Take the material below and retype it in full; pictures are left out.

(Source material)
==*==

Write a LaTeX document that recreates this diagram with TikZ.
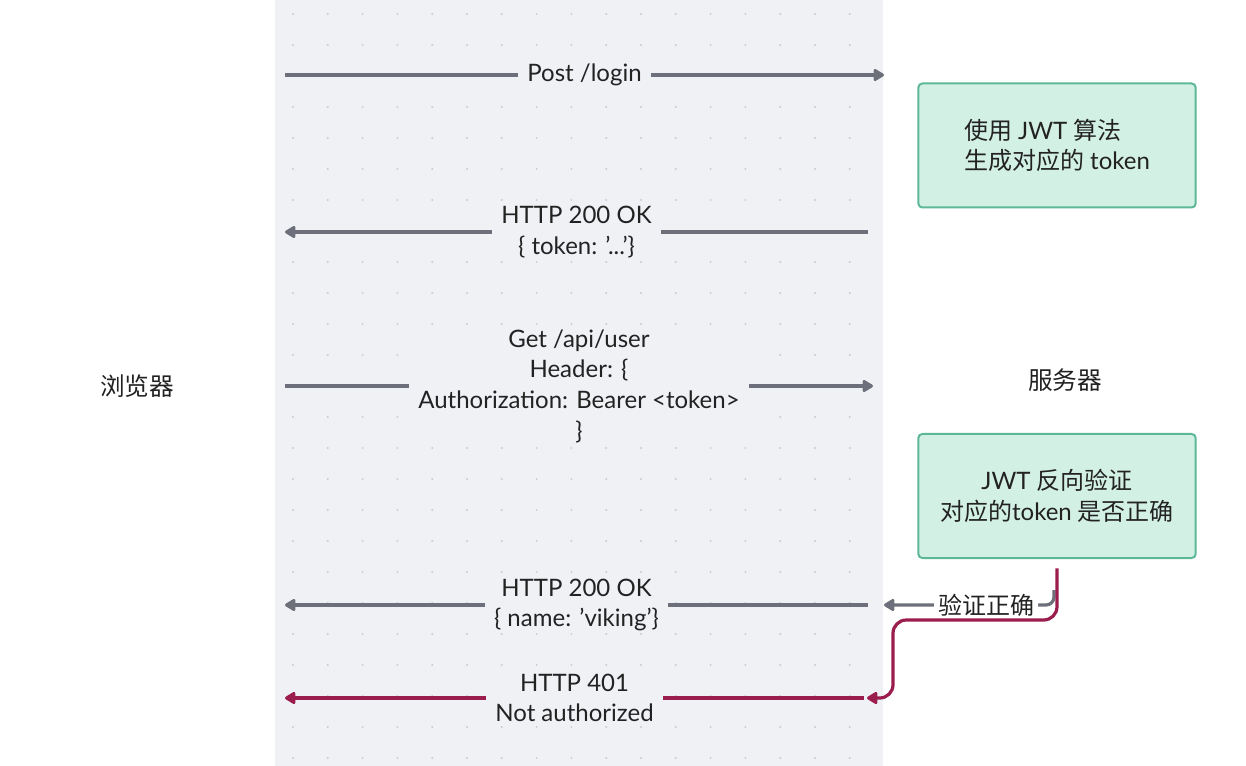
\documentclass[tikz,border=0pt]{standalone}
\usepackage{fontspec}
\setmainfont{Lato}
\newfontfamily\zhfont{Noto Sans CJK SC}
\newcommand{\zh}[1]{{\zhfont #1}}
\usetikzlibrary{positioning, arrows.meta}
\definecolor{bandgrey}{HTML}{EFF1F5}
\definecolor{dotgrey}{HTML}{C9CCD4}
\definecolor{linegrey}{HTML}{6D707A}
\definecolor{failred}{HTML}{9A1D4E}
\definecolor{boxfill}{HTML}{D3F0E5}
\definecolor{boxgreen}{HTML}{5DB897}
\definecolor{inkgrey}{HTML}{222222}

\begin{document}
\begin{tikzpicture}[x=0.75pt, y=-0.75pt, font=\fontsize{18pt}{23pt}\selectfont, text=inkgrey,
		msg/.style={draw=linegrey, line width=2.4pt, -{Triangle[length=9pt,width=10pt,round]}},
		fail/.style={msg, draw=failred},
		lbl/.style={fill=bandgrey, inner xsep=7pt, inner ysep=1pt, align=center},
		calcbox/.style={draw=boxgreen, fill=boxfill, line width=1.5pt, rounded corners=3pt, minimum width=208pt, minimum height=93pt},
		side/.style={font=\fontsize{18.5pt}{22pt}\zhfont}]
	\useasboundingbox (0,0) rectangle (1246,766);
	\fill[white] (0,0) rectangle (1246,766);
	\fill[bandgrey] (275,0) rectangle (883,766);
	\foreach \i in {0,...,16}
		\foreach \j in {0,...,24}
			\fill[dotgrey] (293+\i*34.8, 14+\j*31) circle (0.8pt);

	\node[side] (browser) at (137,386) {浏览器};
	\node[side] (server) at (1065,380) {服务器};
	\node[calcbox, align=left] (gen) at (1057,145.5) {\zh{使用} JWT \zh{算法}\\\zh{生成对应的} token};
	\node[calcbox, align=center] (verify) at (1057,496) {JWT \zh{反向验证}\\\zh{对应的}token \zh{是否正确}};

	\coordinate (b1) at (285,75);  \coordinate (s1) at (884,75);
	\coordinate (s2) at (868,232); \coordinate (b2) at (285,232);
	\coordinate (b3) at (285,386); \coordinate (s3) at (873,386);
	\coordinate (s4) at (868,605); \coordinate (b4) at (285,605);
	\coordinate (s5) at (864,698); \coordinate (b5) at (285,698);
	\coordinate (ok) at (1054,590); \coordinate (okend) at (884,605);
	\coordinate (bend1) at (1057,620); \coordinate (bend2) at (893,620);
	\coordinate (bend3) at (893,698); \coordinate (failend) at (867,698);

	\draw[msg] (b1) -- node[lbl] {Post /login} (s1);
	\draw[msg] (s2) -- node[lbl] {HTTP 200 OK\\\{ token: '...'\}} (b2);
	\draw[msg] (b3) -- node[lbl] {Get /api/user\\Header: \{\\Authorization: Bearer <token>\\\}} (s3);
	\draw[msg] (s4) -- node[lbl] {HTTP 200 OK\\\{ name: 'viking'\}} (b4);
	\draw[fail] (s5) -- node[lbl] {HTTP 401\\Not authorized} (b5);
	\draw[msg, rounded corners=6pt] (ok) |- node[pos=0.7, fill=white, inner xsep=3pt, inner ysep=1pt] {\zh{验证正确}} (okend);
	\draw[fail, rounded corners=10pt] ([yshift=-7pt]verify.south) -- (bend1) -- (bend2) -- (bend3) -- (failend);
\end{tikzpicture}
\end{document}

==*==

(Final answer)
Write a LaTeX document that recreates this diagram with TikZ.
\documentclass[tikz,border=0pt]{standalone}
\usepackage{fontspec}
\setmainfont{Lato}
\newfontfamily\zhfont{Noto Sans CJK SC}
\newcommand{\zh}[1]{{\zhfont #1}}
\usetikzlibrary{positioning, arrows.meta}
\definecolor{bandgrey}{HTML}{EFF1F5}
\definecolor{dotgrey}{HTML}{C9CCD4}
\definecolor{linegrey}{HTML}{6D707A}
\definecolor{failred}{HTML}{9A1D4E}
\definecolor{boxfill}{HTML}{D3F0E5}
\definecolor{boxgreen}{HTML}{5DB897}
\definecolor{inkgrey}{HTML}{222222}

\begin{document}
\begin{tikzpicture}[x=0.75pt, y=-0.75pt, font=\fontsize{18pt}{23pt}\selectfont, text=inkgrey,
		msg/.style={draw=linegrey, line width=2.4pt, -{Triangle[length=9pt,width=10pt,round]}},
		fail/.style={msg, draw=failred},
		lbl/.style={fill=bandgrey, inner xsep=7pt, inner ysep=1pt, align=center},
		calcbox/.style={draw=boxgreen, fill=boxfill, line width=1.5pt, rounded corners=3pt, minimum width=208pt, minimum height=93pt},
		side/.style={font=\fontsize{18.5pt}{22pt}\zhfont}]
	\useasboundingbox (0,0) rectangle (1246,766);
	\fill[white] (0,0) rectangle (1246,766);
	\fill[bandgrey] (275,0) rectangle (883,766);
	\foreach \i in {0,...,16}
		\foreach \j in {0,...,24}
			\fill[dotgrey] (293+\i*34.8, 14+\j*31) circle (0.8pt);

	\node[side] (browser) at (137,386) {浏览器};
	\node[side] (server) at (1065,380) {服务器};
	\node[calcbox, align=left] (gen) at (1057,145.5) {\zh{使用} JWT \zh{算法}\\\zh{生成对应的} token};
	\node[calcbox, align=center] (verify) at (1057,496) {JWT \zh{反向验证}\\\zh{对应的}token \zh{是否正确}};

	\coordinate (b1) at (285,75);  \coordinate (s1) at (884,75);
	\coordinate (s2) at (868,232); \coordinate (b2) at (285,232);
	\coordinate (b3) at (285,386); \coordinate (s3) at (873,386);
	\coordinate (s4) at (868,605); \coordinate (b4) at (285,605);
	\coordinate (s5) at (864,698); \coordinate (b5) at (285,698);
	\coordinate (ok) at (1054,590); \coordinate (okend) at (884,605);
	\coordinate (bend1) at (1057,620); \coordinate (bend2) at (893,620);
	\coordinate (bend3) at (893,698); \coordinate (failend) at (867,698);

	\draw[msg] (b1) -- node[lbl] {Post /login} (s1);
	\draw[msg] (s2) -- node[lbl] {HTTP 200 OK\\\{ token: '...'\}} (b2);
	\draw[msg] (b3) -- node[lbl] {Get /api/user\\Header: \{\\Authorization: Bearer <token>\\\}} (s3);
	\draw[msg] (s4) -- node[lbl] {HTTP 200 OK\\\{ name: 'viking'\}} (b4);
	\draw[fail] (s5) -- node[lbl] {HTTP 401\\Not authorized} (b5);
	\draw[msg, rounded corners=6pt] (ok) |- node[pos=0.7, fill=white, inner xsep=3pt, inner ysep=1pt] {\zh{验证正确}} (okend);
	\draw[fail, rounded corners=10pt] ([yshift=-7pt]verify.south) -- (bend1) -- (bend2) -- (bend3) -- (failend);
\end{tikzpicture}
\end{document}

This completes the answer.